Understanding how these patterns connect to the time-complexity table above is what separates rote memorisation from confident problem-solving. If you want to go further: TinkerLLM is a Python-first playground where you can experiment with these patterns on real datasets at ₹299, without needing a local environment set up.
FACE Prep’s cluster of Python practice articles covers the full range from basic programs to sorting and searching. The sibling links above are the fastest path to filling gaps before a campus drive.
Primary sources
Frequently asked questions
What is the difference between a Python list and an array?
A list holds elements of any type. array.array enforces a single type code (e.g., 'i' for signed int), so it uses less memory for large homogeneous numeric sequences.
How do I create an integer array in Python?
Import array and call array('i', [1, 2, 3]).
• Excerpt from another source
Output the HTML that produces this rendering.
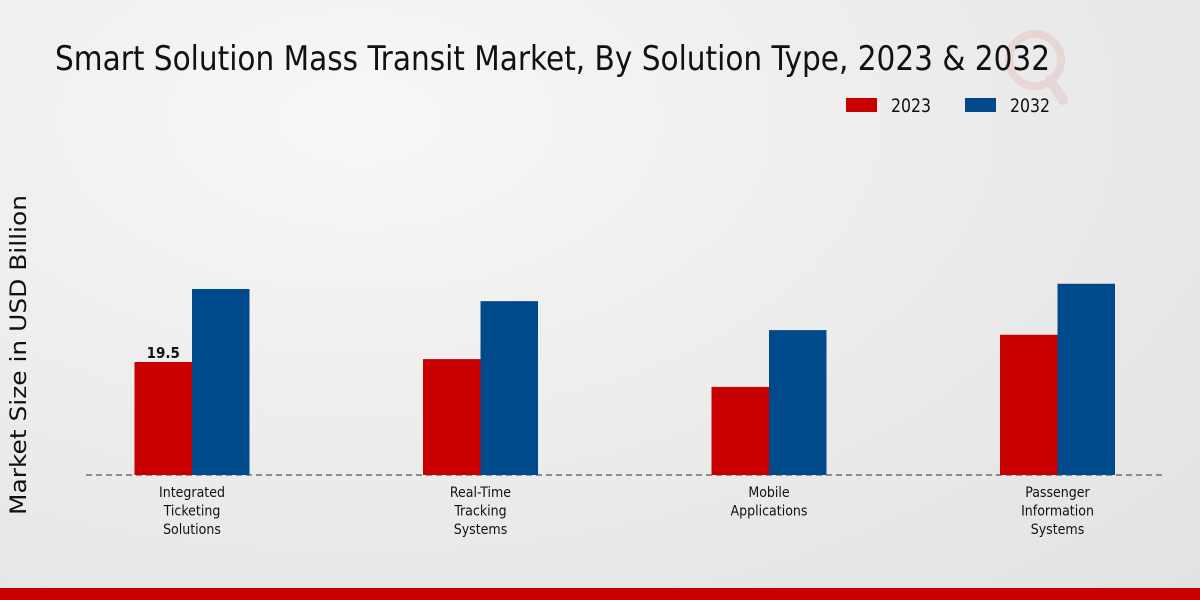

The first argument is the type code; 'i' means signed int. The second argument is any iterable of initial values.
What does array.append() do and how fast is it?
It adds one element to the end of the array. Time complexity is O(1) amortised, same as list.append(). For multiple elements at once, use extend().
Is Python array.array faster than a list?
For raw numeric storage, array.array uses less memory than a list. But CPython's list is often faster for mixed in-place operations because of its optimised internals. For heavy numerical work, numpy arrays are the right choice.
How do you reverse an array in Python?
Call arr.reverse() to reverse in place. Or use arr[::-1] for a reversed copy, but note that slicing an array.array returns a list, not another array.array.
What type codes does array.array support in Python 3.13?
Common ones: 'b' (signed byte), 'B' (unsigned byte), 'i' (signed int), 'I' (unsigned int), 'f' (float), 'd' (double). The 'u' Unicode type was removed in Python 3.13.
Can I use numpy arrays instead of array.array in placement coding rounds?
Numpy is rarely available on online judges used at campus drives. Default to Python lists or array.array; use numpy only when the problem explicitly allows it or asks for matrix operations.